All of the data below should be written out exactly.

* _Material_
>> begin
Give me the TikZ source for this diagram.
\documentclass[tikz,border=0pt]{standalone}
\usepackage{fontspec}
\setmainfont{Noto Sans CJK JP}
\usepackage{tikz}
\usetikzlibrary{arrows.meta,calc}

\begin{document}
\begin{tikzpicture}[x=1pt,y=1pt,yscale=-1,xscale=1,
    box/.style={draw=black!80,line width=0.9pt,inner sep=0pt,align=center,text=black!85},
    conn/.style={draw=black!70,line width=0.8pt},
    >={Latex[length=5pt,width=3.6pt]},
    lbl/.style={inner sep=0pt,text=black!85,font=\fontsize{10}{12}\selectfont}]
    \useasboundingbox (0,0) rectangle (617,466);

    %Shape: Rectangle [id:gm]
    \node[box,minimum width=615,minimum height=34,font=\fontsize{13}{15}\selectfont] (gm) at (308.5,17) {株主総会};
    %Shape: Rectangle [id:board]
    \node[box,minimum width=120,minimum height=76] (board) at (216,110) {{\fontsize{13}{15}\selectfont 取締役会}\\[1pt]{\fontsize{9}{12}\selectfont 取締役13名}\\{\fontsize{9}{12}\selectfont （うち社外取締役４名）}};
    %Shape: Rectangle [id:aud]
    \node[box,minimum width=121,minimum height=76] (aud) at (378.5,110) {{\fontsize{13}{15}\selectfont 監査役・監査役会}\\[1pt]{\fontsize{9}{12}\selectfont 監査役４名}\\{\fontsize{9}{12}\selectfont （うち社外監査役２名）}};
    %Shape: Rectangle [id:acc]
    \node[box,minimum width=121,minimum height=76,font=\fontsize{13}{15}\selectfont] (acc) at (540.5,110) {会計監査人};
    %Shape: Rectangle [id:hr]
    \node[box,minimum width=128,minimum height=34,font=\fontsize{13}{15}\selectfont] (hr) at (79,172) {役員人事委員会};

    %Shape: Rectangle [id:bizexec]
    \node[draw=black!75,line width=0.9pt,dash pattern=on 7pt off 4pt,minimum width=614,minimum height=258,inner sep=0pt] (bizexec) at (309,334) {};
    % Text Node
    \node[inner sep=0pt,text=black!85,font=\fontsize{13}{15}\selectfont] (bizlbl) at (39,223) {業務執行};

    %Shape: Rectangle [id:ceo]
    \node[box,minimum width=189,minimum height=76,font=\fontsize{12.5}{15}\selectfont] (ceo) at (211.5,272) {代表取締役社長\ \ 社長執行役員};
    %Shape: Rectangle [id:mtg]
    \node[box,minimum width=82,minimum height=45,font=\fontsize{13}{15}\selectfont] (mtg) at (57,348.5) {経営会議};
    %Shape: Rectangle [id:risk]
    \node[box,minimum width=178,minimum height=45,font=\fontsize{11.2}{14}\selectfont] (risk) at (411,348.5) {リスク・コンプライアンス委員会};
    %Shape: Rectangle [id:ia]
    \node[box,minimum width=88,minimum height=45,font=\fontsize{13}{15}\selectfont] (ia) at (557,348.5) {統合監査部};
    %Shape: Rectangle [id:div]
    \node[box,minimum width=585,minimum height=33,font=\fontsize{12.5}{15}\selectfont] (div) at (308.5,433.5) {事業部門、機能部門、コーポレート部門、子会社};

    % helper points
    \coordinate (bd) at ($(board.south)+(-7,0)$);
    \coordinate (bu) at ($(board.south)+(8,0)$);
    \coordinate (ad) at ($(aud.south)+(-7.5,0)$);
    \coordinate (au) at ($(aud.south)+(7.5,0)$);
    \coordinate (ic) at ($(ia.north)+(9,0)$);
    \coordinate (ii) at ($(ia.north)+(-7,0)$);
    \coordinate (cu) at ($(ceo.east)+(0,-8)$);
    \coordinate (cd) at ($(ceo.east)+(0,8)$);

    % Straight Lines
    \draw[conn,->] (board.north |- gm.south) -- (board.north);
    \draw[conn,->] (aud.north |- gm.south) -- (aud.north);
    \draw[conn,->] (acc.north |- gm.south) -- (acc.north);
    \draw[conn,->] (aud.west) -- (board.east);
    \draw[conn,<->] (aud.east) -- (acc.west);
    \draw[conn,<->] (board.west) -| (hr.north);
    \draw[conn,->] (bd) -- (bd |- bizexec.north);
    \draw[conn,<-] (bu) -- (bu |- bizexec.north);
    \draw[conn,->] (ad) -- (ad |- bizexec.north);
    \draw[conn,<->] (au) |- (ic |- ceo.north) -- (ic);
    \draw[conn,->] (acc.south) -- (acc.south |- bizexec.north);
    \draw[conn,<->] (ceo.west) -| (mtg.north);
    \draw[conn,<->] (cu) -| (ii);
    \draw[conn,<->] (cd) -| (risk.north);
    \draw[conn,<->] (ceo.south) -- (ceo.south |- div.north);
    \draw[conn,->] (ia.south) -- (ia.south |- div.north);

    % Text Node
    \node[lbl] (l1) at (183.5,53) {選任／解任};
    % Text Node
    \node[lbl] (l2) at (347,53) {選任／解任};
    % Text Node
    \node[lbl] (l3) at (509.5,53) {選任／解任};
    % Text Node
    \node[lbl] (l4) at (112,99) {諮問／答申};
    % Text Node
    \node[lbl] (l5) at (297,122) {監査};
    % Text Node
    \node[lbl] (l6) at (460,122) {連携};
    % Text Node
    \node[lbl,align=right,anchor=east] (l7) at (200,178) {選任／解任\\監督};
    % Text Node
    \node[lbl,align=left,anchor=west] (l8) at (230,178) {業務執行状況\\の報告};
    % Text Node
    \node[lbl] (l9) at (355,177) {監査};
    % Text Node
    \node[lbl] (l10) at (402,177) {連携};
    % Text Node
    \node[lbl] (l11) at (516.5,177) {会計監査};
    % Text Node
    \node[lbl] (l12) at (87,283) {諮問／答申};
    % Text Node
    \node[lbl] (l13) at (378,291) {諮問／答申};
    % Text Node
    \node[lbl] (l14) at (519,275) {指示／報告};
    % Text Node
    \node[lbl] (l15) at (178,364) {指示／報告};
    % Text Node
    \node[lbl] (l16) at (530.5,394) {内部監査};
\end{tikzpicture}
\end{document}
>> end
* _Written answer_
Give me the TikZ source for this diagram.
\documentclass[tikz,border=0pt]{standalone}
\usepackage{fontspec}
\setmainfont{Noto Sans CJK JP}
\usepackage{tikz}
\usetikzlibrary{arrows.meta,calc}

\begin{document}
\begin{tikzpicture}[x=1pt,y=1pt,yscale=-1,xscale=1,
    box/.style={draw=black!80,line width=0.9pt,inner sep=0pt,align=center,text=black!85},
    conn/.style={draw=black!70,line width=0.8pt},
    >={Latex[length=5pt,width=3.6pt]},
    lbl/.style={inner sep=0pt,text=black!85,font=\fontsize{10}{12}\selectfont}]
    \useasboundingbox (0,0) rectangle (617,466);

    %Shape: Rectangle [id:gm]
    \node[box,minimum width=615,minimum height=34,font=\fontsize{13}{15}\selectfont] (gm) at (308.5,17) {株主総会};
    %Shape: Rectangle [id:board]
    \node[box,minimum width=120,minimum height=76] (board) at (216,110) {{\fontsize{13}{15}\selectfont 取締役会}\\[1pt]{\fontsize{9}{12}\selectfont 取締役13名}\\{\fontsize{9}{12}\selectfont （うち社外取締役４名）}};
    %Shape: Rectangle [id:aud]
    \node[box,minimum width=121,minimum height=76] (aud) at (378.5,110) {{\fontsize{13}{15}\selectfont 監査役・監査役会}\\[1pt]{\fontsize{9}{12}\selectfont 監査役４名}\\{\fontsize{9}{12}\selectfont （うち社外監査役２名）}};
    %Shape: Rectangle [id:acc]
    \node[box,minimum width=121,minimum height=76,font=\fontsize{13}{15}\selectfont] (acc) at (540.5,110) {会計監査人};
    %Shape: Rectangle [id:hr]
    \node[box,minimum width=128,minimum height=34,font=\fontsize{13}{15}\selectfont] (hr) at (79,172) {役員人事委員会};

    %Shape: Rectangle [id:bizexec]
    \node[draw=black!75,line width=0.9pt,dash pattern=on 7pt off 4pt,minimum width=614,minimum height=258,inner sep=0pt] (bizexec) at (309,334) {};
    % Text Node
    \node[inner sep=0pt,text=black!85,font=\fontsize{13}{15}\selectfont] (bizlbl) at (39,223) {業務執行};

    %Shape: Rectangle [id:ceo]
    \node[box,minimum width=189,minimum height=76,font=\fontsize{12.5}{15}\selectfont] (ceo) at (211.5,272) {代表取締役社長\ \ 社長執行役員};
    %Shape: Rectangle [id:mtg]
    \node[box,minimum width=82,minimum height=45,font=\fontsize{13}{15}\selectfont] (mtg) at (57,348.5) {経営会議};
    %Shape: Rectangle [id:risk]
    \node[box,minimum width=178,minimum height=45,font=\fontsize{11.2}{14}\selectfont] (risk) at (411,348.5) {リスク・コンプライアンス委員会};
    %Shape: Rectangle [id:ia]
    \node[box,minimum width=88,minimum height=45,font=\fontsize{13}{15}\selectfont] (ia) at (557,348.5) {統合監査部};
    %Shape: Rectangle [id:div]
    \node[box,minimum width=585,minimum height=33,font=\fontsize{12.5}{15}\selectfont] (div) at (308.5,433.5) {事業部門、機能部門、コーポレート部門、子会社};

    % helper points
    \coordinate (bd) at ($(board.south)+(-7,0)$);
    \coordinate (bu) at ($(board.south)+(8,0)$);
    \coordinate (ad) at ($(aud.south)+(-7.5,0)$);
    \coordinate (au) at ($(aud.south)+(7.5,0)$);
    \coordinate (ic) at ($(ia.north)+(9,0)$);
    \coordinate (ii) at ($(ia.north)+(-7,0)$);
    \coordinate (cu) at ($(ceo.east)+(0,-8)$);
    \coordinate (cd) at ($(ceo.east)+(0,8)$);

    % Straight Lines
    \draw[conn,->] (board.north |- gm.south) -- (board.north);
    \draw[conn,->] (aud.north |- gm.south) -- (aud.north);
    \draw[conn,->] (acc.north |- gm.south) -- (acc.north);
    \draw[conn,->] (aud.west) -- (board.east);
    \draw[conn,<->] (aud.east) -- (acc.west);
    \draw[conn,<->] (board.west) -| (hr.north);
    \draw[conn,->] (bd) -- (bd |- bizexec.north);
    \draw[conn,<-] (bu) -- (bu |- bizexec.north);
    \draw[conn,->] (ad) -- (ad |- bizexec.north);
    \draw[conn,<->] (au) |- (ic |- ceo.north) -- (ic);
    \draw[conn,->] (acc.south) -- (acc.south |- bizexec.north);
    \draw[conn,<->] (ceo.west) -| (mtg.north);
    \draw[conn,<->] (cu) -| (ii);
    \draw[conn,<->] (cd) -| (risk.north);
    \draw[conn,<->] (ceo.south) -- (ceo.south |- div.north);
    \draw[conn,->] (ia.south) -- (ia.south |- div.north);

    % Text Node
    \node[lbl] (l1) at (183.5,53) {選任／解任};
    % Text Node
    \node[lbl] (l2) at (347,53) {選任／解任};
    % Text Node
    \node[lbl] (l3) at (509.5,53) {選任／解任};
    % Text Node
    \node[lbl] (l4) at (112,99) {諮問／答申};
    % Text Node
    \node[lbl] (l5) at (297,122) {監査};
    % Text Node
    \node[lbl] (l6) at (460,122) {連携};
    % Text Node
    \node[lbl,align=right,anchor=east] (l7) at (200,178) {選任／解任\\監督};
    % Text Node
    \node[lbl,align=left,anchor=west] (l8) at (230,178) {業務執行状況\\の報告};
    % Text Node
    \node[lbl] (l9) at (355,177) {監査};
    % Text Node
    \node[lbl] (l10) at (402,177) {連携};
    % Text Node
    \node[lbl] (l11) at (516.5,177) {会計監査};
    % Text Node
    \node[lbl] (l12) at (87,283) {諮問／答申};
    % Text Node
    \node[lbl] (l13) at (378,291) {諮問／答申};
    % Text Node
    \node[lbl] (l14) at (519,275) {指示／報告};
    % Text Node
    \node[lbl] (l15) at (178,364) {指示／報告};
    % Text Node
    \node[lbl] (l16) at (530.5,394) {内部監査};
\end{tikzpicture}
\end{document}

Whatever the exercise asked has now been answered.